- [Source records]
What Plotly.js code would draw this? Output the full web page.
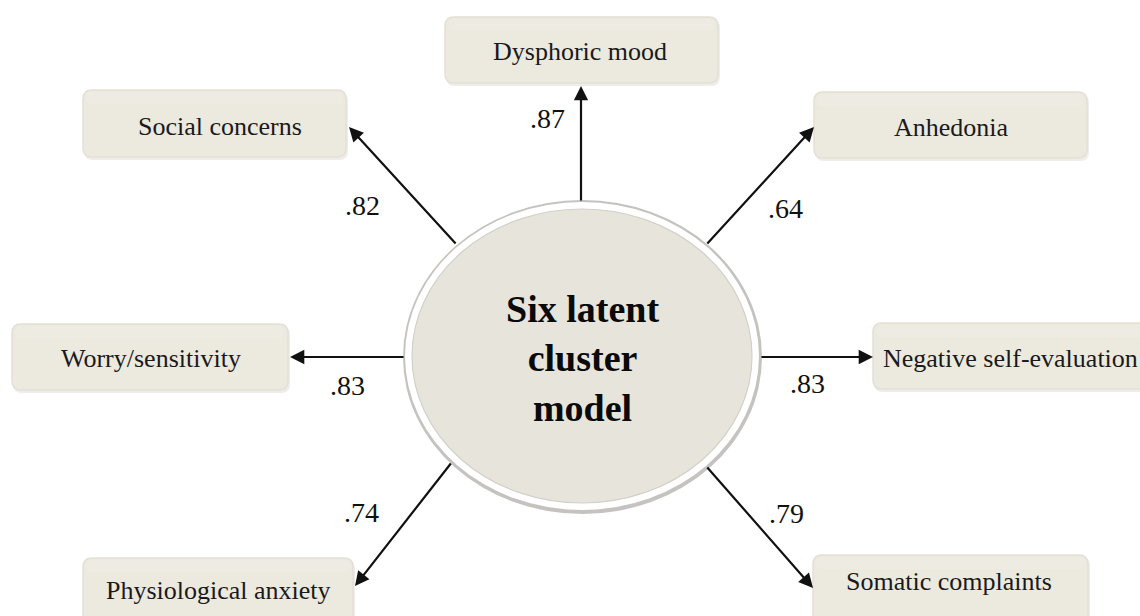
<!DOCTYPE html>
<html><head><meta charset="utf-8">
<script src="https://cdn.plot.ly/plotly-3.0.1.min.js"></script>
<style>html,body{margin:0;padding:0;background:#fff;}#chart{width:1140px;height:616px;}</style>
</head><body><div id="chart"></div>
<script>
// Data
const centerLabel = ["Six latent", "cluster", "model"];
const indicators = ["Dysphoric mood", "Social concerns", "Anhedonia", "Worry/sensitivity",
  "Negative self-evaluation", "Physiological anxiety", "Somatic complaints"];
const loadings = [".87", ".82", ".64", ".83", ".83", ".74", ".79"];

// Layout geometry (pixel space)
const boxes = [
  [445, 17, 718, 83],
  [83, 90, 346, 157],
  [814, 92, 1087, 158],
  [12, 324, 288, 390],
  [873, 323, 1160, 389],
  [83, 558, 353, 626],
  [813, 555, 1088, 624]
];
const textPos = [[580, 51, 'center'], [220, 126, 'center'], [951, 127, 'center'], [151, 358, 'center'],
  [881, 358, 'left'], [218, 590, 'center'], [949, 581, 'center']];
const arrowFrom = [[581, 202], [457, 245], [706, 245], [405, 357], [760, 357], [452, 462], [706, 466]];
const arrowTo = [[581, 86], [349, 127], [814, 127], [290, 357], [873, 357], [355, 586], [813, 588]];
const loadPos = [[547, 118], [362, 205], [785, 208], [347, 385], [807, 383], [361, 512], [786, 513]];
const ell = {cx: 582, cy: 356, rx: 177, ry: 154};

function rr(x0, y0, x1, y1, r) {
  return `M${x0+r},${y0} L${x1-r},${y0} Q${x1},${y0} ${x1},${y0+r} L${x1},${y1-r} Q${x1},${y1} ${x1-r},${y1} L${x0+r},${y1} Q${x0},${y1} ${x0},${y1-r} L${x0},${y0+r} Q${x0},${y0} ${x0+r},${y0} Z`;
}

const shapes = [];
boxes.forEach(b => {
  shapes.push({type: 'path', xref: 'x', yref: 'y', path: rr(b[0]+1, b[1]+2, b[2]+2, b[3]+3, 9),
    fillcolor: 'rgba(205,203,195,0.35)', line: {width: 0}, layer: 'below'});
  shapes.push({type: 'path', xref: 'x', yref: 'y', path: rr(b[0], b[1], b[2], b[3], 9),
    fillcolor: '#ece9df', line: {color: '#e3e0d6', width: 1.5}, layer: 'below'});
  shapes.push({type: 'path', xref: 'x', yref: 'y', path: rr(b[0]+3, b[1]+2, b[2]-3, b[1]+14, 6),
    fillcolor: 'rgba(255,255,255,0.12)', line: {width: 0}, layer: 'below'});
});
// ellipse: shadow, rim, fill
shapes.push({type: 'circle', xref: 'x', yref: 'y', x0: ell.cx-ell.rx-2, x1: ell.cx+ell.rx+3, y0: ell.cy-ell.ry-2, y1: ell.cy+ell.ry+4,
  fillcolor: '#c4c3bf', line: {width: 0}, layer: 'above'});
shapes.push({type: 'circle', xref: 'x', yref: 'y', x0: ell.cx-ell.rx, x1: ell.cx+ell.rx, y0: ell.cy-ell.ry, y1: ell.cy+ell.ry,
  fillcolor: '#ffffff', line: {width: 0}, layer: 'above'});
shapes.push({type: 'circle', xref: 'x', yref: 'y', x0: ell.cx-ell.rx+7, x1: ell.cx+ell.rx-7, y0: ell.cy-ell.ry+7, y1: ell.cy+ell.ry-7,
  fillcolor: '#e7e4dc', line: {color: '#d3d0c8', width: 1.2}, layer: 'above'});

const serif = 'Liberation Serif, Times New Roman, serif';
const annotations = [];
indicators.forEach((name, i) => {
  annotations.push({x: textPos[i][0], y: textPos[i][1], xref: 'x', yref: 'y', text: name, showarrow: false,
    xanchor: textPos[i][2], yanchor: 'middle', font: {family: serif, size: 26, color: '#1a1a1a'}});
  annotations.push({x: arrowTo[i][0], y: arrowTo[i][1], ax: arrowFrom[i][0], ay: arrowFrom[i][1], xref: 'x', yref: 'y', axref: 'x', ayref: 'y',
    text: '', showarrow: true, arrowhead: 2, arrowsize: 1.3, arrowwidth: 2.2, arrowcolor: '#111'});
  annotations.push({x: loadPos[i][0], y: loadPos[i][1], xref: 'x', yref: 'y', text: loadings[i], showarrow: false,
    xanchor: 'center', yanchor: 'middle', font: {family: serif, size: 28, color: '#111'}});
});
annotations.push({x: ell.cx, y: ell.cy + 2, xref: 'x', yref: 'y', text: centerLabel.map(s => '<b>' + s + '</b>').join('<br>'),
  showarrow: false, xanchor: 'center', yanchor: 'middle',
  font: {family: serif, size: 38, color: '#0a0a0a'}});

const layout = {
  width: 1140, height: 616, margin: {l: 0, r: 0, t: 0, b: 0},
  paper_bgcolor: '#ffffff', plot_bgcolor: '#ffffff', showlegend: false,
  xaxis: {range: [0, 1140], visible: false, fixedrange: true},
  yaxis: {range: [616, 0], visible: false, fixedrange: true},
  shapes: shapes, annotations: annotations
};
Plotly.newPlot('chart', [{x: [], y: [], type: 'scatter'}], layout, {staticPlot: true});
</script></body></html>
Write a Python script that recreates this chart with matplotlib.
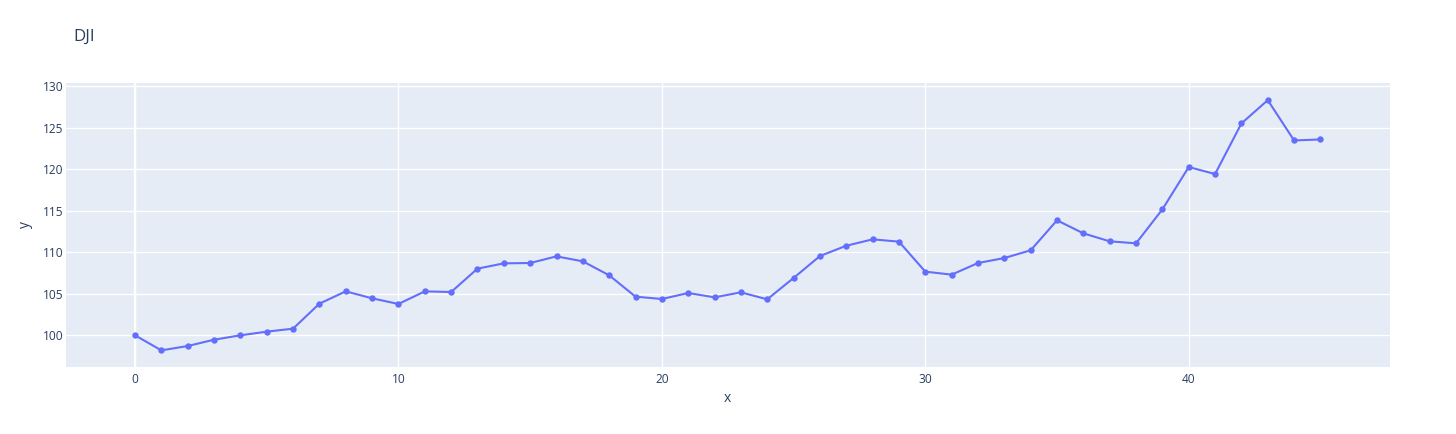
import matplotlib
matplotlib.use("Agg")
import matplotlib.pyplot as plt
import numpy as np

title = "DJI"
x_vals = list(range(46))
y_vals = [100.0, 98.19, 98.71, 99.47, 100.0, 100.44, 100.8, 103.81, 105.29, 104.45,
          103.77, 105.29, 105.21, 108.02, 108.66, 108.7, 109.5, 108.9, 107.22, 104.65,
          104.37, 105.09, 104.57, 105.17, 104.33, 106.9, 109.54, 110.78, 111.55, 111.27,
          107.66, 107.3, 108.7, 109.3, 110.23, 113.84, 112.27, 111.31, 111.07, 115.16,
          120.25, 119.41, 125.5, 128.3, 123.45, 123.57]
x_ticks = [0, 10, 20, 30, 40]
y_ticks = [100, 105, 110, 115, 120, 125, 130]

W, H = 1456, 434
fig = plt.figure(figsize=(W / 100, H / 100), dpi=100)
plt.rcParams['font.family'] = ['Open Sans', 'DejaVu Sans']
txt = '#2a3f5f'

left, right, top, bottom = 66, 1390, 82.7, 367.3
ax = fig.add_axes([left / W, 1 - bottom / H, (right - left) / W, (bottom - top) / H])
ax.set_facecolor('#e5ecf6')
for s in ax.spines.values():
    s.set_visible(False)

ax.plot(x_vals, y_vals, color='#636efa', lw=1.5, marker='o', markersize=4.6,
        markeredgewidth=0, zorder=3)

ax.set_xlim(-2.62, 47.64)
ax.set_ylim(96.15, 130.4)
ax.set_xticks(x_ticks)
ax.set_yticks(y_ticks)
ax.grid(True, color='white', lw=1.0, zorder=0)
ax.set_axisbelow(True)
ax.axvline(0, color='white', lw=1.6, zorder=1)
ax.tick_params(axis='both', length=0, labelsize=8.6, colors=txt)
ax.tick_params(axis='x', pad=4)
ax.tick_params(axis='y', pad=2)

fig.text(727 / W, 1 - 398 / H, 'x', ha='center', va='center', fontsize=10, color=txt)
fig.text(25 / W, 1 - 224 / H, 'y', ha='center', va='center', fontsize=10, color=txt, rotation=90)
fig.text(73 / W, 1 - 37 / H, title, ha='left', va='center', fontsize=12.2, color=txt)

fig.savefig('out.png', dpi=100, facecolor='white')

- [What you will do] From the listing above, restate verbatim the lines running from the one with "Write a Python" through the one with "txt = '#2a3f5f'", inclusive, but not the pictures.

- [Output below]
Write a Python script that recreates this chart with matplotlib.
import matplotlib
matplotlib.use("Agg")
import matplotlib.pyplot as plt
import numpy as np

title = "DJI"
x_vals = list(range(46))
y_vals = [100.0, 98.19, 98.71, 99.47, 100.0, 100.44, 100.8, 103.81, 105.29, 104.45,
          103.77, 105.29, 105.21, 108.02, 108.66, 108.7, 109.5, 108.9, 107.22, 104.65,
          104.37, 105.09, 104.57, 105.17, 104.33, 106.9, 109.54, 110.78, 111.55, 111.27,
          107.66, 107.3, 108.7, 109.3, 110.23, 113.84, 112.27, 111.31, 111.07, 115.16,
          120.25, 119.41, 125.5, 128.3, 123.45, 123.57]
x_ticks = [0, 10, 20, 30, 40]
y_ticks = [100, 105, 110, 115, 120, 125, 130]

W, H = 1456, 434
fig = plt.figure(figsize=(W / 100, H / 100), dpi=100)
plt.rcParams['font.family'] = ['Open Sans', 'DejaVu Sans']
txt = '#2a3f5f'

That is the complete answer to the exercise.